**Task statement:**
Look at the data below and print exactly the lines from its first line through the line with "sys_base = [-0.007, -0.007, -0.007, -0.007]"; the pictures stay out of the copy.

**Source material:**

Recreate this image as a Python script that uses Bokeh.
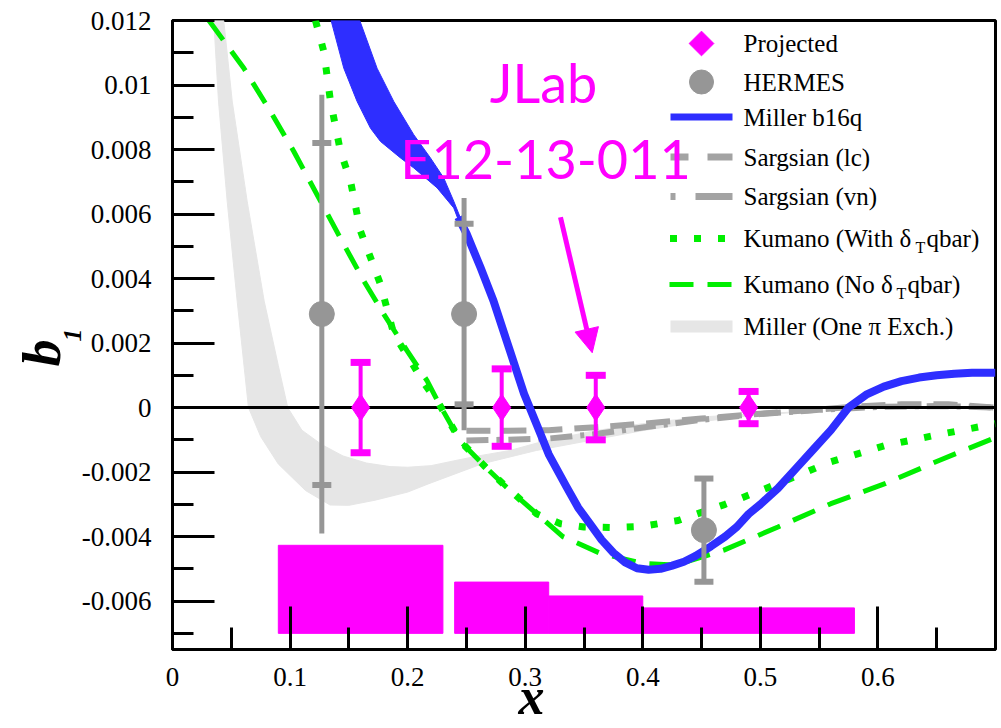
import numpy as np
from bokeh.plotting import figure
from bokeh.models import (Range1d, FixedTicker, CustomJSTickFormatter, Label, Arrow, NormalHead,
                          Title)
from bokeh.embed import file_html
from bokeh.resources import INLINE

# ---------------- data ----------------
x_ticks = [0.0, 0.1, 0.2, 0.3, 0.4, 0.5, 0.6]
x_minor = [0.05, 0.15, 0.25, 0.35, 0.45, 0.55, 0.65]
y_ticks = [-0.006, -0.004, -0.002, 0.0, 0.002, 0.004, 0.006, 0.008, 0.01, 0.012]
y_minor = [-0.007, -0.005, -0.003, -0.001, 0.001, 0.003, 0.005, 0.007, 0.009, 0.011]

# Projected JLab E12-13-011 points
proj_x = [0.16, 0.28, 0.36, 0.49]
proj_b1 = [0.0, 0.0, 0.0, 0.0]
proj_err = [0.0014, 0.0012, 0.0010, 0.0005]

# Projected systematic bands (bins)
sys_left = [0.09, 0.24, 0.32, 0.40]
sys_right = [0.23, 0.32, 0.40, 0.58]
sys_top = [-0.00427, -0.00541, -0.00584, -0.00621]
sys_base = [-0.007, -0.007, -0.007, -0.007]

# HERMES
hermes_x = [0.127, 0.248, 0.452]
hermes_b1 = [0.0029, 0.0029, -0.0038]
hermes_tot = [0.0068, 0.0036, 0.0016]
hermes_stat = [0.0053, 0.0028, 0.0016]

# Miller b16q band (upper/right edge and lower/left edge) and line
miller_hi_x = [0.1593, 0.174, 0.1882, 0.2052, 0.2194, 0.2307, 0.2392, 0.2449]
miller_hi_y = [0.0120, 0.01052, 0.00949, 0.00846, 0.00774, 0.00712, 0.0064, 0.00588]
miller_lo_x = [0.1349, 0.1457, 0.157, 0.1684, 0.1769, 0.1939, 0.2052, 0.2251, 0.2392, 0.2435]
miller_lo_y = [0.0120, 0.01052, 0.00949, 0.00866, 0.00825, 0.00774, 0.00743, 0.00681, 0.00619, 0.00578]
miller_x = [0.243, 0.25, 0.262, 0.273, 0.287, 0.299, 0.31, 0.32, 0.335, 0.345, 0.355, 0.365,
            0.375, 0.385, 0.395, 0.405, 0.415, 0.425, 0.435, 0.445, 0.458, 0.47, 0.48, 0.49,
            0.50, 0.515, 0.53, 0.545, 0.56, 0.575, 0.59, 0.605, 0.62, 0.635, 0.65, 0.665,
            0.68, 0.70]
miller_b1 = [0.0059, 0.0054, 0.00434, 0.00331, 0.00176, 0.00043, -0.00055, -0.00145, -0.00245,
             -0.0031, -0.0036, -0.0041, -0.0045, -0.0048, -0.00498, -0.00503, -0.005, -0.0049,
             -0.00478, -0.0046, -0.0043, -0.0040, -0.0037, -0.0033, -0.0030, -0.0025, -0.0019,
             -0.0013, -0.0007, 0.0, 0.0004, 0.00065, 0.00082, 0.00093, 0.001, 0.00105, 0.00108,
             0.00108]

# Miller one-pion-exchange band
pi_hi_x = [0.0436, 0.0508, 0.0635, 0.078, 0.09, 0.098, 0.11, 0.127, 0.145, 0.165, 0.185, 0.20,
           0.22, 0.241, 0.26, 0.287, 0.31, 0.332, 0.355, 0.378, 0.40, 0.446, 0.492, 0.55]
pi_hi_y = [0.012, 0.0095, 0.0064, 0.0033, 0.0013, 0.0, -0.0007, -0.00115, -0.0015, -0.00172,
           -0.00183, -0.00185, -0.0018, -0.00164, -0.0015, -0.00133, -0.0011, -0.00092, -0.00075,
           -0.00061, -0.0005, -0.0003, -0.0002, -0.0001]
pi_lo_x = [0.0351, 0.0391, 0.0465, 0.055, 0.0646, 0.075, 0.09, 0.1131, 0.134, 0.15, 0.1724, 0.20,
           0.218, 0.2636, 0.3095, 0.355, 0.4005, 0.4464, 0.492, 0.55]
pi_lo_y = [0.012, 0.0095, 0.0064, 0.0033, 0.0, -0.0009, -0.00175, -0.00257, -0.00302, -0.00303,
           -0.00287, -0.00262, -0.00236, -0.00174, -0.00133, -0.00102, -0.00071, -0.00045,
           -0.00025, -0.0001]

# Sargsian
sarg_lc_x = [0.25, 0.28, 0.32, 0.36, 0.40, 0.45, 0.50, 0.55, 0.58, 0.62, 0.66, 0.70]
sarg_lc_b1 = [-0.00072, -0.00072, -0.0007, -0.00061, -0.0005, -0.00034, -0.00019, -0.00006,
              0.00003, 0.0001, 0.0001, 0.0]
sarg_vn_x = [0.25, 0.28, 0.32, 0.36, 0.40, 0.45, 0.50, 0.55, 0.60, 0.65, 0.70]
sarg_vn_b1 = [-0.00102, -0.001, -0.00096, -0.00082, -0.00062, -0.00038, -0.0002, -0.00007,
              0.00002, 0.00005, 0.0]

# Kumano
kum_with_x = [0.1216, 0.1287, 0.1344, 0.1429, 0.1514, 0.1599, 0.1684, 0.1769, 0.1882, 0.2024,
              0.215, 0.227, 0.245, 0.265, 0.285, 0.31, 0.33, 0.35, 0.375, 0.40, 0.43, 0.47,
              0.515, 0.56, 0.606, 0.65, 0.70]
kum_with_b1 = [0.012, 0.01104, 0.00949, 0.00794, 0.00702, 0.00547, 0.00465, 0.00382, 0.00228,
               0.00145, 0.0007, 0.0001, -0.00105, -0.0018, -0.0025, -0.0033, -0.0036, -0.0037,
               -0.00372, -0.00368, -0.0035, -0.003, -0.00236, -0.00168, -0.00118, -0.00085,
               -0.0005]
kum_no_x = [0.031, 0.0607, 0.0833, 0.1032, 0.1259, 0.1457, 0.1627, 0.1797, 0.1996, 0.2166,
            0.227, 0.245, 0.265, 0.285, 0.31, 0.332, 0.364, 0.40, 0.428, 0.469, 0.515, 0.56,
            0.606, 0.652, 0.70]
kum_no_b1 = [0.012, 0.01052, 0.00918, 0.00794, 0.0064, 0.00506, 0.00393, 0.0029, 0.00176,
             0.00083, 0.0001, -0.00105, -0.0018, -0.0025, -0.0033, -0.004, -0.00452, -0.00483,
             -0.00488, -0.00442, -0.0037, -0.00298, -0.00236, -0.00164, -0.00093]

arrow_x = [0.330, 0.357]
arrow_b1 = [0.0059, 0.0017]

legend_labels = ["Projected", "HERMES", "Miller b16q", "Sargsian (lc)", "Sargsian (vn)",
                 "Kumano (With \u03b4", "Kumano (No \u03b4", "Miller (One \u03c0 Exch.)"]

# ---------------- styling constants ----------------
MAGENTA = "#ff00ff"
GREY = "#969696"
SGREY = "#a3a3a3"
LGREY = "#e6e6e6"
BLUE = "#2e2eff"
GREEN = "#00ee00"
SERIF = "'Liberation Serif', 'Times New Roman', 'DejaVu Serif', serif"

X0, X1 = 0.0, 0.7
Y0, Y1 = -0.0075, 0.012
W, H = 1001, 728
FL, FT, FR, FB = 172, 20, 6, 79
FW, FH = W - FL - FR, H - FT - FB


def px_x(px):
    return X0 + (px - FL) / FW * (X1 - X0)


def px_y(py):
    return Y1 - (py - FT) / FH * (Y1 - Y0)


p = figure(width=W, height=H, x_range=Range1d(X0, X1), y_range=Range1d(Y0, Y1),
           output_backend="svg", toolbar_location=None,
           min_border_left=FL, min_border_top=FT, min_border_right=FR, min_border_bottom=FB)
p.xgrid.visible = False
p.ygrid.visible = False
p.outline_line_color = "black"
p.outline_line_width = 3
p.background_fill_color = "white"
p.border_fill_color = "white"

fmt = CustomJSTickFormatter(code="return (Math.round(tick*1e6)/1e6).toString();")
p.xaxis.ticker = FixedTicker(ticks=x_ticks, minor_ticks=x_minor)
p.yaxis.ticker = FixedTicker(ticks=y_ticks, minor_ticks=y_minor)
for ax, tin, tmin, stand in ((p.xaxis, 43, 22, 18), (p.yaxis, 42, 21, 21)):
    ax.formatter = fmt
    ax.axis_line_width = 3
    ax.axis_line_color = "black"
    ax.major_tick_in = tin
    ax.major_tick_out = 0
    ax.minor_tick_in = tmin
    ax.minor_tick_out = 0
    ax.major_tick_line_width = 3
    ax.minor_tick_line_width = 3
    ax.major_tick_line_color = "black"
    ax.minor_tick_line_color = "black"
    ax.major_label_text_font = SERIF
    ax.major_label_text_font_size = "27px"
    ax.major_label_text_color = "black"
    ax.major_label_standoff = stand

# axis titles (b with subscript 1, and x)
p.add_layout(Title(text="1", align="left", offset=308, vertical_align="top", standoff=-9,
                   text_font=SERIF, text_font_style="bold italic", text_font_size="26px",
                   text_color="black"), "left")
p.add_layout(Title(text="b", align="left", offset=283, vertical_align="top", standoff=-10,
                   text_font=SERIF, text_font_style="bold italic", text_font_size="54px",
                   text_color="black"), "left")
p.add_layout(Title(text="x", align="left", offset=346, vertical_align="bottom", standoff=-45,
                   text_font=SERIF, text_font_style="bold italic", text_font_size="52px",
                   text_color="black"), "below")

# systematic bars
p.quad(left=sys_left, right=sys_right, bottom=sys_base, top=sys_top,
       fill_color=MAGENTA, line_color=MAGENTA, line_width=1)

# one-pion exchange band
p.patch(pi_hi_x + pi_lo_x[::-1], pi_hi_y + pi_lo_y[::-1],
        fill_color=LGREY, line_color=LGREY, line_width=1)

# Sargsian
p.line(sarg_vn_x, sarg_vn_b1, line_color=SGREY, line_width=6, line_dash="22 8 4 8")
p.line(sarg_lc_x, sarg_lc_b1, line_color=SGREY, line_width=6, line_dash="24 12")

# zero line
p.hspan(y=[0.0], line_color="black", line_width=3)

# Kumano
p.line(kum_no_x, kum_no_b1, line_color=GREEN, line_width=5, line_dash="24 14")
p.line(kum_with_x, kum_with_b1, line_color=GREEN, line_width=7, line_dash="7 17")

# Miller b16q
p.patch(miller_hi_x + miller_lo_x[::-1], miller_hi_y + miller_lo_y[::-1],
        fill_color=BLUE, line_color=BLUE, line_width=1)
p.line(miller_x, miller_b1, line_color=BLUE, line_width=8, line_join="round")

# HERMES
p.segment(x0=hermes_x, x1=hermes_x,
          y0=[b - e for b, e in zip(hermes_b1, hermes_tot)],
          y1=[b + e for b, e in zip(hermes_b1, hermes_tot)],
          line_color=GREY, line_width=5)
p.scatter(hermes_x * 2,
          [b - e for b, e in zip(hermes_b1, hermes_stat)] + [b + e for b, e in zip(hermes_b1, hermes_stat)],
          marker="dash", size=19, line_color=GREY, line_width=6)
p.scatter(hermes_x, hermes_b1, marker="circle", size=25, fill_color=GREY, line_color=GREY)

# Projected
p.segment(x0=proj_x, x1=proj_x,
          y0=[b - e for b, e in zip(proj_b1, proj_err)],
          y1=[b + e for b, e in zip(proj_b1, proj_err)],
          line_color=MAGENTA, line_width=4)
p.scatter(proj_x * 2,
          [b - e for b, e in zip(proj_b1, proj_err)] + [b + e for b, e in zip(proj_b1, proj_err)],
          marker="dash", size=20, line_color=MAGENTA, line_width=7)
p.scatter(proj_x, proj_b1, marker="diamond", size=27, fill_color=MAGENTA, line_color=MAGENTA)

# ---------------- legend (drawn manually) ----------------
rows = [43, 81.5, 116.5, 156.5, 196, 238, 284, 326]
sx0, sx1 = px_x(670), px_x(732)
p.scatter([px_x(701)], [px_y(rows[0])], marker="square", angle=np.pi / 4, size=17.5,
          fill_color=MAGENTA, line_color=MAGENTA)
p.scatter([px_x(701)], [px_y(rows[1])], marker="circle", size=24, fill_color=GREY, line_color=GREY)
p.line([sx0, sx1], [px_y(rows[2])] * 2, line_color=BLUE, line_width=7)
p.line([sx0, sx1], [px_y(rows[3])] * 2, line_color=SGREY, line_width=7, line_dash="18 19 25")
p.line([sx0, sx1], [px_y(rows[4])] * 2, line_color=SGREY, line_width=7, line_dash="5 20 40")
p.line([px_x(669.5), sx1], [px_y(rows[5])] * 2, line_color=GREEN, line_width=7, line_dash="7 17")
p.line([px_x(669), sx1], [px_y(rows[6])] * 2, line_color=GREEN, line_width=5, line_dash="24 14")
p.line([sx0, sx1], [px_y(rows[7])] * 2, line_color=LGREY, line_width=12)

for lab, ry in zip(legend_labels, rows):
    p.add_layout(Label(x=px_x(743), y=px_y(ry), text=lab, text_font=SERIF,
                       text_font_size="25px", text_baseline="middle", text_align="left",
                       text_color="black"))
# subscript T and the rest of the Kumano labels
for tx, rx, ry in ((915, 926, rows[5]), (896, 907, rows[6])):
    p.add_layout(Label(x=px_x(tx), y=px_y(ry + 9), text="T", text_font=SERIF,
                       text_font_size="16px", text_baseline="middle", text_align="left",
                       text_color="black"))
    p.add_layout(Label(x=px_x(rx), y=px_y(ry), text="qbar)", text_font=SERIF,
                       text_font_size="25px", text_baseline="middle", text_align="left",
                       text_color="black"))

# ---------------- JLab annotation ----------------
p.add_layout(Label(x=px_x(543), y=px_y(82), text="JLab", text_font="Lato", text_font_size="54px",
                   text_color=MAGENTA, text_align="center", text_baseline="alphabetic"))
p.add_layout(Label(x=px_x(545), y=px_y(158), text="E12-13-011", text_font="Lato",
                   text_font_size="54px", text_color=MAGENTA, text_align="center",
                   text_baseline="alphabetic"))
p.add_layout(Arrow(end=NormalHead(size=24, fill_color=MAGENTA, line_color=MAGENTA),
                   x_start=arrow_x[0], y_start=arrow_b1[0], x_end=arrow_x[1], y_end=arrow_b1[1],
                   line_color=MAGENTA, line_width=5))

open("out.html", "w").write(file_html(p, INLINE))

**Solution to the problem:**
Recreate this image as a Python script that uses Bokeh.
import numpy as np
from bokeh.plotting import figure
from bokeh.models import (Range1d, FixedTicker, CustomJSTickFormatter, Label, Arrow, NormalHead,
                          Title)
from bokeh.embed import file_html
from bokeh.resources import INLINE

# ---------------- data ----------------
x_ticks = [0.0, 0.1, 0.2, 0.3, 0.4, 0.5, 0.6]
x_minor = [0.05, 0.15, 0.25, 0.35, 0.45, 0.55, 0.65]
y_ticks = [-0.006, -0.004, -0.002, 0.0, 0.002, 0.004, 0.006, 0.008, 0.01, 0.012]
y_minor = [-0.007, -0.005, -0.003, -0.001, 0.001, 0.003, 0.005, 0.007, 0.009, 0.011]

# Projected JLab E12-13-011 points
proj_x = [0.16, 0.28, 0.36, 0.49]
proj_b1 = [0.0, 0.0, 0.0, 0.0]
proj_err = [0.0014, 0.0012, 0.0010, 0.0005]

# Projected systematic bands (bins)
sys_left = [0.09, 0.24, 0.32, 0.40]
sys_right = [0.23, 0.32, 0.40, 0.58]
sys_top = [-0.00427, -0.00541, -0.00584, -0.00621]
sys_base = [-0.007, -0.007, -0.007, -0.007]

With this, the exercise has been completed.